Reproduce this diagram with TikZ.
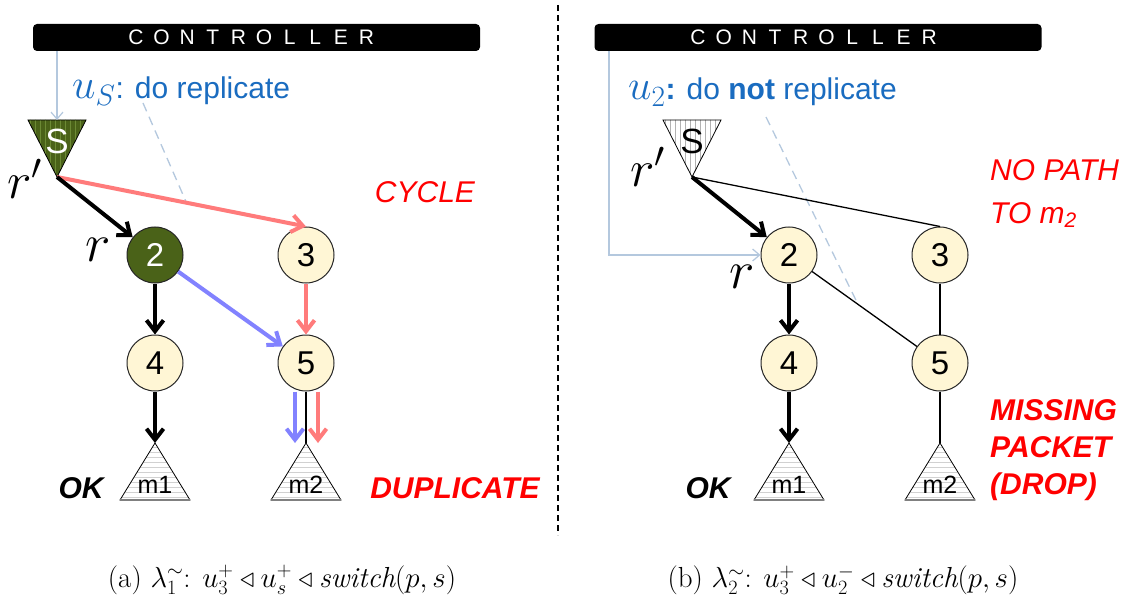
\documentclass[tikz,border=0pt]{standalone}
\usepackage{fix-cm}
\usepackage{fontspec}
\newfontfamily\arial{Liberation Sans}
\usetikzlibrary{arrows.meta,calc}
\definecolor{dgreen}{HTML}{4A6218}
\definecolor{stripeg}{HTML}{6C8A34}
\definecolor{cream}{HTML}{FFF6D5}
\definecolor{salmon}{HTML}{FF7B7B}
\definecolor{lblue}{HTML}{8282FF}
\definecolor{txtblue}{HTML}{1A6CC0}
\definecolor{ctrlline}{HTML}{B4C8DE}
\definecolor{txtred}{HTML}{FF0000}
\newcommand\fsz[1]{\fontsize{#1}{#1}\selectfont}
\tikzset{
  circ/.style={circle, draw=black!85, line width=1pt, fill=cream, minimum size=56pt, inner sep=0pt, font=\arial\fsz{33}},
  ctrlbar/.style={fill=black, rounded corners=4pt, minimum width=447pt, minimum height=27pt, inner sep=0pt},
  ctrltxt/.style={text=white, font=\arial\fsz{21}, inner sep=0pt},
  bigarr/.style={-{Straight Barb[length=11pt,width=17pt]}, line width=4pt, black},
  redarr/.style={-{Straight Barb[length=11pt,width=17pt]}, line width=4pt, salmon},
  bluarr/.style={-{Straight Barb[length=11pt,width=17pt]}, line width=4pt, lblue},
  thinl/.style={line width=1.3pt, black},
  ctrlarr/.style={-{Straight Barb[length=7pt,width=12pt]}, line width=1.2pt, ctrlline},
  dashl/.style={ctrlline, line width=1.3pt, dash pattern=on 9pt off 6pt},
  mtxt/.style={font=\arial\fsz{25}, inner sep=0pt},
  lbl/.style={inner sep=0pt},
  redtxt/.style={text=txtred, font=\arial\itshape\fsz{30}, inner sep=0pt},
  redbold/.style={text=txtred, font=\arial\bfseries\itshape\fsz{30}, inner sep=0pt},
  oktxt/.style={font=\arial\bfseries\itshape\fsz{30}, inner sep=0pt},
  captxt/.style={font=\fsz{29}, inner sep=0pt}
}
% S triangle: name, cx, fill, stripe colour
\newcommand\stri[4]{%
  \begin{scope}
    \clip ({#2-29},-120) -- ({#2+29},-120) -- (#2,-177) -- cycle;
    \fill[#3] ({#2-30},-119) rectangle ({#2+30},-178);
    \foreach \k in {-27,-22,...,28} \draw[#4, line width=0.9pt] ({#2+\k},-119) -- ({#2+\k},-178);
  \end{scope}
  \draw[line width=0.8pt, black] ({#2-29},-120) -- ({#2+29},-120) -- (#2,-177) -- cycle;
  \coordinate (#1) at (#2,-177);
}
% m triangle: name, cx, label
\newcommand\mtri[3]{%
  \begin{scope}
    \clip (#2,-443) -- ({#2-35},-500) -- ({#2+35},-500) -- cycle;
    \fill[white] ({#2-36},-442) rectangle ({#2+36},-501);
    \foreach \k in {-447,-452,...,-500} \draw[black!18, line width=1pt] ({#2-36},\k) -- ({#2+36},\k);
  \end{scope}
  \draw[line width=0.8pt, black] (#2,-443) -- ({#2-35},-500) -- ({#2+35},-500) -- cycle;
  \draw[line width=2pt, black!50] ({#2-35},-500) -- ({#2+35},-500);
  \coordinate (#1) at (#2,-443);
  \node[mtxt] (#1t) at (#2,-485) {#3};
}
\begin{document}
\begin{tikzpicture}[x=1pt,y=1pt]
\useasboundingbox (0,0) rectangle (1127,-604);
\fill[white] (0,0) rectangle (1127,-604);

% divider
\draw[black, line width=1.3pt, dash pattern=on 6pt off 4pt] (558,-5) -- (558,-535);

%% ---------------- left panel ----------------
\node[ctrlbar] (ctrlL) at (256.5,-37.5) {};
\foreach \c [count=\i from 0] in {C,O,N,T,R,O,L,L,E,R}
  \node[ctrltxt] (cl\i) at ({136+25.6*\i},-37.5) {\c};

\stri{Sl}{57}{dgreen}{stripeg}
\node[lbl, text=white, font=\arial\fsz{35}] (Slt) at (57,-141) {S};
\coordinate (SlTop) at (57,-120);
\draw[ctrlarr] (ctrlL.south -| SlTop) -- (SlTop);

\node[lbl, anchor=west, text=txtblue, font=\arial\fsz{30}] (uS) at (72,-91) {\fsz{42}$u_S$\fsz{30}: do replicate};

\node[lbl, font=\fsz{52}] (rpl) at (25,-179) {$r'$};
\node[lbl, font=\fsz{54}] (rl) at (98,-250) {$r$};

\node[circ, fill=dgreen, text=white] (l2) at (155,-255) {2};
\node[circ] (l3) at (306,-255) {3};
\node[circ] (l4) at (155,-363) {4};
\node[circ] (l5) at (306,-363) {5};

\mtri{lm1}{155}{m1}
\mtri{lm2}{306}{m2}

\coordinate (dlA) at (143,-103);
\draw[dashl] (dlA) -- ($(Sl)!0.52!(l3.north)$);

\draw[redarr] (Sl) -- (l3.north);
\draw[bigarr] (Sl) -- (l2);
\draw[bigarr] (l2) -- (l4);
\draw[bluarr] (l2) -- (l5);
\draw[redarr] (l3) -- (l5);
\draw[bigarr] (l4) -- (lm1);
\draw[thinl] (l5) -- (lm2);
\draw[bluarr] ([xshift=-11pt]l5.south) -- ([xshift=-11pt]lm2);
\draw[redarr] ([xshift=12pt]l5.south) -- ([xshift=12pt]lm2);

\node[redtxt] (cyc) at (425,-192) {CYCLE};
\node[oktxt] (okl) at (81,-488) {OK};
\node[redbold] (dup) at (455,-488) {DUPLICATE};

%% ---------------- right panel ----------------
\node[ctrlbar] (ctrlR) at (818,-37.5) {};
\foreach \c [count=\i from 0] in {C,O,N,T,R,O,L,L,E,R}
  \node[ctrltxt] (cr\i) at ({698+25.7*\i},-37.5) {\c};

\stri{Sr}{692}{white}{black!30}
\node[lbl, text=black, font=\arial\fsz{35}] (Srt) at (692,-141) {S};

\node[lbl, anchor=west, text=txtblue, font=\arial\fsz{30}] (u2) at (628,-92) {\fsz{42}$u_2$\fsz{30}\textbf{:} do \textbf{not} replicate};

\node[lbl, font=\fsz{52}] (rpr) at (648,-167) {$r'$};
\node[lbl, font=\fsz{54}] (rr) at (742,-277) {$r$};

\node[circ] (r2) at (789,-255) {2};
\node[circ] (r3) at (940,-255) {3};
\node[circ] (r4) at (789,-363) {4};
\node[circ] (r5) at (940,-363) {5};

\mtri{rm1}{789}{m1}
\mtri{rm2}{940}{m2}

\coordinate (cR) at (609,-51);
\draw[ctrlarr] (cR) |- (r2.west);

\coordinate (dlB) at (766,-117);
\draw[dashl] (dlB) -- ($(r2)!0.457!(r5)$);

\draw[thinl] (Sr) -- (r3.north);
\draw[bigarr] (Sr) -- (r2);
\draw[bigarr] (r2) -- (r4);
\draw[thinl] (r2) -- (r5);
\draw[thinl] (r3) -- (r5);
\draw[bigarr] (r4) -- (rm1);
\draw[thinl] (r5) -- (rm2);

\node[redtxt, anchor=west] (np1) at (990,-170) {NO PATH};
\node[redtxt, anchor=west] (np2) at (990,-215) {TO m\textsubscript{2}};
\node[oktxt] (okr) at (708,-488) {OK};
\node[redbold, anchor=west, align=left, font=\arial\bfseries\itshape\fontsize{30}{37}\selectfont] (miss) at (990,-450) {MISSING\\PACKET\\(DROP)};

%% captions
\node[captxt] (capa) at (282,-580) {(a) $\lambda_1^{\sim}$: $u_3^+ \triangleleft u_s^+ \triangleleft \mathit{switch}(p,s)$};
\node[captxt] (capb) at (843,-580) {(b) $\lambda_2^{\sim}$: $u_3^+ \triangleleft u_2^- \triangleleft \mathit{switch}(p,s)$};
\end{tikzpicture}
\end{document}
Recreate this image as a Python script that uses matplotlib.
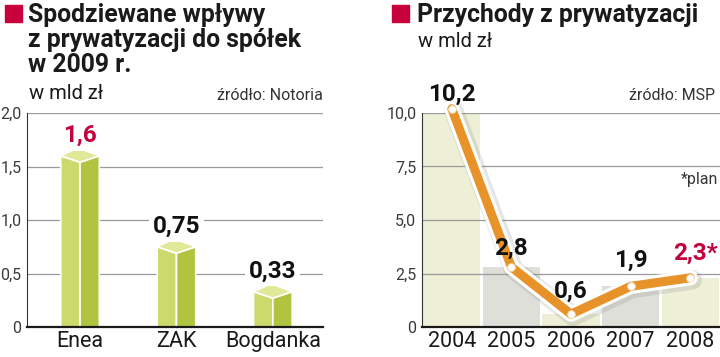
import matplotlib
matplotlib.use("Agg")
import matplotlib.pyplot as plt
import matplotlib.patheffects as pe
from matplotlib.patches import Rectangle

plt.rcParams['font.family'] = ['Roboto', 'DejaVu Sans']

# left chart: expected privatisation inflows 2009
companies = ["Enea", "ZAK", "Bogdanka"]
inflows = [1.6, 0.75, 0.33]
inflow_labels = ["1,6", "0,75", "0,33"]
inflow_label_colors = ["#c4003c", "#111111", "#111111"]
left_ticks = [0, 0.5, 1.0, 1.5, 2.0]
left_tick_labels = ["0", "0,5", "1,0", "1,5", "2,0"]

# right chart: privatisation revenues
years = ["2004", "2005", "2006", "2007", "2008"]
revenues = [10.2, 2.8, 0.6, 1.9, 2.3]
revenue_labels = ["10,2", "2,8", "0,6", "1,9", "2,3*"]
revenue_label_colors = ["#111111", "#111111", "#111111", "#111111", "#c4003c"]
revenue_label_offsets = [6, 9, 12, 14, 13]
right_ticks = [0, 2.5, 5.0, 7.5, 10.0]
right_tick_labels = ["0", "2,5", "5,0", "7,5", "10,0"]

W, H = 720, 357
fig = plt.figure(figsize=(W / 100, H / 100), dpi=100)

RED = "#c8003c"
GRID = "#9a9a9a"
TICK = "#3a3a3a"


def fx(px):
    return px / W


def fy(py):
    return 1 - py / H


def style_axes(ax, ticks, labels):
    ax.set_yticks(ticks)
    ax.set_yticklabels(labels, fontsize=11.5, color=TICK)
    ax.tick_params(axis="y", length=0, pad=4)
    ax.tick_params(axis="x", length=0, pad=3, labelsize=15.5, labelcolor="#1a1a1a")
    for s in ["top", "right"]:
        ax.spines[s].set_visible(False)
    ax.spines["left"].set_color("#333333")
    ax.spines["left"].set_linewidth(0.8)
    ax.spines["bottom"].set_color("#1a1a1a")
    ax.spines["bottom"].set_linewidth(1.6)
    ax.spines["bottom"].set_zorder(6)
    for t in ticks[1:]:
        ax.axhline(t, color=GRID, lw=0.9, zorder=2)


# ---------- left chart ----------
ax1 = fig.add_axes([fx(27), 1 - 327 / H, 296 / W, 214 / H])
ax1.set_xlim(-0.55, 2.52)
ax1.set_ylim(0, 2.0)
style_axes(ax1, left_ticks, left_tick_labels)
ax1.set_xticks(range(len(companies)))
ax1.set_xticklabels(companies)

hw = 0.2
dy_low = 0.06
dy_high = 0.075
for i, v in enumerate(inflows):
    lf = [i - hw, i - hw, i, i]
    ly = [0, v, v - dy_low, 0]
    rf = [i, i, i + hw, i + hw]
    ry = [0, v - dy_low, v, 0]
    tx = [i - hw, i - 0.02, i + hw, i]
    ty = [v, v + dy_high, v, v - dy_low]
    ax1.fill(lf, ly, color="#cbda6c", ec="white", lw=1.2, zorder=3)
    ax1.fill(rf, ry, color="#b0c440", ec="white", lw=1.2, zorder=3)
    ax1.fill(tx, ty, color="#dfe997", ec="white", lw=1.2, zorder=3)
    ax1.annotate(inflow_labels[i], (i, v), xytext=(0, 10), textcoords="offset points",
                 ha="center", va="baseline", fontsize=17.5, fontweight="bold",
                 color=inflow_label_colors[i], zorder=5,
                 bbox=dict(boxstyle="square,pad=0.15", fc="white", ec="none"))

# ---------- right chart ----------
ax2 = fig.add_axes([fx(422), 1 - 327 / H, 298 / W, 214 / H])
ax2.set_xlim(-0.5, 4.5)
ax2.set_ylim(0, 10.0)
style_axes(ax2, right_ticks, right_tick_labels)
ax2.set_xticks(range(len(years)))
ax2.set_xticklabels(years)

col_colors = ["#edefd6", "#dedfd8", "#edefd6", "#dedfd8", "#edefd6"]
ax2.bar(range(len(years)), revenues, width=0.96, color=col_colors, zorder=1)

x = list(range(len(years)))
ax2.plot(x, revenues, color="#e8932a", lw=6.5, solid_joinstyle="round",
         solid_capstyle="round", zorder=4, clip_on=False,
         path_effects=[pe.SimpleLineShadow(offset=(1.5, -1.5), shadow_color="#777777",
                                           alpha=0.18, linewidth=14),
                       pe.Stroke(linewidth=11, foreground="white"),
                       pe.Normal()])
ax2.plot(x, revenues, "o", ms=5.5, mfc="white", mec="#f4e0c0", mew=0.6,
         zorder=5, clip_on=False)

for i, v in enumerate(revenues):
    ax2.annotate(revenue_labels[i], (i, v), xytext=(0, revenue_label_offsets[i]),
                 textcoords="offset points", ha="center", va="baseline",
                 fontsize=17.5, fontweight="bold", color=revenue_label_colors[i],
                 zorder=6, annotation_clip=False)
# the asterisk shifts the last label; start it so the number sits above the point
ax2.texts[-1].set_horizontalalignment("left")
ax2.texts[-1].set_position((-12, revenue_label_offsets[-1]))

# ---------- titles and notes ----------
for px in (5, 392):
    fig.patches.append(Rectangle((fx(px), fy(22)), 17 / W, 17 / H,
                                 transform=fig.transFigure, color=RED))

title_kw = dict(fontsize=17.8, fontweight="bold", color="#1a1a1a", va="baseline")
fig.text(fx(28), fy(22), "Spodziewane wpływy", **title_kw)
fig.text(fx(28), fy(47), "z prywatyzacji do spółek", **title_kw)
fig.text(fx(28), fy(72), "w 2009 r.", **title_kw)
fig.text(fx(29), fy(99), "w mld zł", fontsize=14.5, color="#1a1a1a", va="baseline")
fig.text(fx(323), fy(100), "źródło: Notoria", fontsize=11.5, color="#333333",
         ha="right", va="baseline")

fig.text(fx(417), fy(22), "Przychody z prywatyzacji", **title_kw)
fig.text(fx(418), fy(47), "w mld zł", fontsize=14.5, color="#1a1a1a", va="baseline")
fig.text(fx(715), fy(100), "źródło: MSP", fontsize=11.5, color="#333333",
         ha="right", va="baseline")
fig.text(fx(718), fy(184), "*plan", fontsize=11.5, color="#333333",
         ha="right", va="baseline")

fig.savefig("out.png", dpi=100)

[Work instructions] Write out the lines beginning with the one that contains "Recreate this image" and ending with the one that contains "plt.rcParams['font.family'] = ['Roboto', 'DejaVu", exactly as given. Leave pictures out.

[Expected answer]
Recreate this image as a Python script that uses matplotlib.
import matplotlib
matplotlib.use("Agg")
import matplotlib.pyplot as plt
import matplotlib.patheffects as pe
from matplotlib.patches import Rectangle

plt.rcParams['font.family'] = ['Roboto', 'DejaVu Sans']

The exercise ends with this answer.